▼

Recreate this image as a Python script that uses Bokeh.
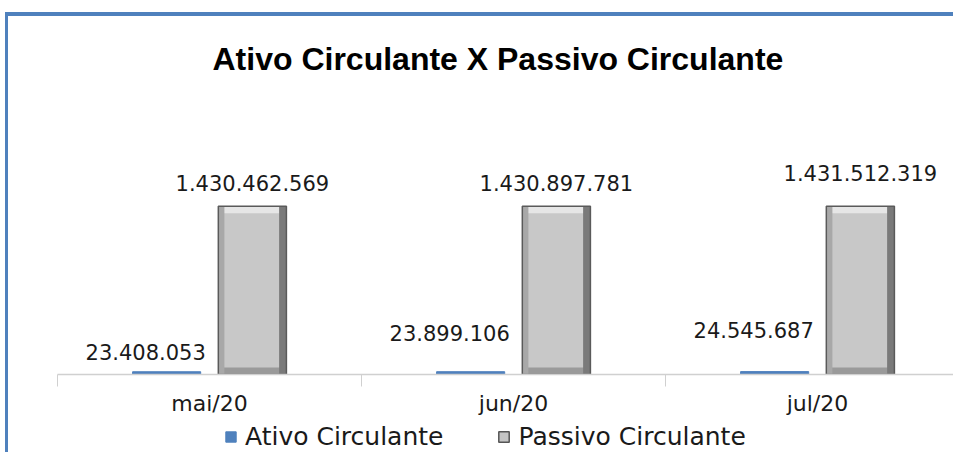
from bokeh.plotting import figure
from bokeh.layouts import column
from bokeh.models import ColumnDataSource, FixedTicker, Range1d, Legend, LegendItem
from bokeh.transform import dodge
from bokeh.embed import file_html
from bokeh.resources import INLINE
from bokeh.core.properties import value

# ---- data ----
categories = ["mai/20", "jun/20", "jul/20"]
ativo = [23408053, 23899106, 24545687]
passivo = [1430462569, 1430897781, 1431512319]
series_names = ["Ativo Circulante", "Passivo Circulante"]

# label offsets in screen pixels (layout only)
ativo_label_dy = [-12, -31, -34]
passivo_label_dy = [-15, -15, -25]


def fmt(v):
    return f"{v:,}".replace(",", ".")


W, H = 945, 402
FRAME_TOP, FRAME_BOTTOM, FRAME_LEFT = 69, 361, 49
frame_h = FRAME_BOTTOM - FRAME_TOP
y_end = max(passivo) * frame_h / 170
bevel = y_end * 7 / frame_h

centers = [i + 0.5 for i in range(len(categories))]
src = ColumnDataSource(dict(
    x=centers,
    ativo=ativo,
    passivo=passivo,
    passivo_top_band=[v - bevel for v in passivo],
    bevel_h=[bevel] * len(passivo),
    ativo_txt=[fmt(v) for v in ativo],
    passivo_txt=[fmt(v) for v in passivo],
    a_dy=ativo_label_dy,
    p_dy=passivo_label_dy,
))

p = figure(width=W, height=H, output_backend="svg", toolbar_location=None,
           x_range=Range1d(0, (W - FRAME_LEFT) / 304), y_range=Range1d(0, y_end),
           y_axis_location=None, min_border_left=FRAME_LEFT, min_border_right=0,
           min_border_top=FRAME_TOP, min_border_bottom=H - FRAME_BOTTOM)
p.outline_line_color = None
p.grid.visible = False
p.background_fill_color = "white"
p.border_fill_color = "white"

p.title.text = "Ativo Circulante X Passivo Circulante"
p.title.align = "left"
p.title.offset = 155
p.title.text_font = "Liberation Sans"
p.title.text_font_style = "bold"
p.title.text_font_size = "32px"
p.title.text_color = "black"
p.title.standoff = 18

OFF = 0.141
BW = 0.224

p.vbar(x=dodge("x", -OFF), top="ativo", width=BW, source=src,
       fill_color="#4f81bd", line_color="#4f81bd")

p.vbar(x=dodge("x", OFF), top="passivo", width=BW, source=src,
       fill_color="#c8c8c8", line_color=None)
# bevel strips
p.vbar(x=dodge("x", OFF), top="passivo", bottom="passivo_top_band", width=BW - 0.02,
       source=src, fill_color="#e6e6e6", line_color=None)
p.vbar(x=dodge("x", OFF), top="bevel_h", bottom=0, width=BW - 0.02,
       source=src, fill_color="#9a9a9a", line_color=None)
p.vbar(x=dodge("x", OFF + BW / 2 - 0.012), top="passivo", width=0.024,
       source=src, fill_color="#7a7a7a", line_color=None)
p.vbar(x=dodge("x", OFF - BW / 2 + 0.01), top="passivo", width=0.02,
       source=src, fill_color="#a8a8a8", line_color=None)
p.vbar(x=dodge("x", OFF), top="passivo", width=BW, source=src,
       fill_color=None, line_color="#5a5a5a", line_width=1.5)

# value labels
p.text(x=dodge("x", OFF), y="passivo", text="passivo_txt", source=src,
       text_align="center", text_baseline="bottom", y_offset="p_dy",
       text_font=value("DejaVu Sans"), text_font_size="21px",
       text_color="#1a1a1a")
p.text(x=dodge("x", -OFF), y="ativo", text="ativo_txt", source=src,
       text_align="center", text_baseline="bottom", y_offset="a_dy",
       x_offset=-21, text_font=value("DejaVu Sans"), text_font_size="21px",
       text_color="#1a1a1a")

# x axis: labels at category centres, ticks at category boundaries
ax = p.xaxis[0]
ax.ticker = FixedTicker(ticks=centers, minor_ticks=[0, 1, 2, 3])
ax.major_label_overrides = {c: lab for c, lab in zip(centers, categories)}
ax.major_tick_line_color = None
ax.major_tick_in = 0
ax.major_tick_out = 0
ax.minor_tick_in = 0
ax.minor_tick_out = 12
ax.minor_tick_line_color = "#d0d0d0"
ax.axis_line_color = "#d0d0d0"
ax.axis_line_width = 1.5
ax.major_label_standoff = 4
ax.major_label_text_font = "DejaVu Sans"
ax.major_label_text_font_size = "22px"
ax.major_label_text_color = "#1a1a1a"

# ---- legend strip (separate small figure; its renderers hold no drawable point) ----
lg = figure(width=W, height=34, output_backend="svg", toolbar_location=None,
            x_range=Range1d(0, 1), y_range=Range1d(0, 1),
            x_axis_location=None, y_axis_location=None,
            min_border_left=0, min_border_right=0, min_border_top=0, min_border_bottom=0)
lg.outline_line_color = None
lg.grid.visible = False
nan = float("nan")
empty = ColumnDataSource(dict(x=[nan], top=[nan]))
la = lg.vbar(x="x", top="top", width=0.1, source=empty,
             fill_color="#4f81bd", line_color="#4f81bd")
lp = lg.vbar(x="x", top="top", width=0.1, source=empty,
             fill_color="#c4c4c4", line_color="#555555", line_width=1.5)
legend = Legend(items=[LegendItem(label=series_names[0], renderers=[la]),
                       LegendItem(label=series_names[1], renderers=[lp])],
                orientation="horizontal", location=(167, 1),
                border_line_color=None, background_fill_alpha=0,
                label_text_font="DejaVu Sans", label_text_font_size="25px",
                label_text_color="#1a1a1a",
                glyph_width=13, glyph_height=13, label_standoff=8,
                spacing=54, padding=1, margin=0)
lg.add_layout(legend, "center")

layout = column(p, lg, spacing=0, margin=(12, 0, 0, 5))
layout.styles = {"border-top": "4px solid #4f81bd", "border-left": "3px solid #4f81bd"}
open("out.html", "w").write(file_html(layout, INLINE))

▲

[Short exercise] Transcribe exactly, with no pictures, the lines running from the first line of the material through the line holding "from bokeh.core.properties import value".

[Answer to the task]
Recreate this image as a Python script that uses Bokeh.
from bokeh.plotting import figure
from bokeh.layouts import column
from bokeh.models import ColumnDataSource, FixedTicker, Range1d, Legend, LegendItem
from bokeh.transform import dodge
from bokeh.embed import file_html
from bokeh.resources import INLINE
from bokeh.core.properties import value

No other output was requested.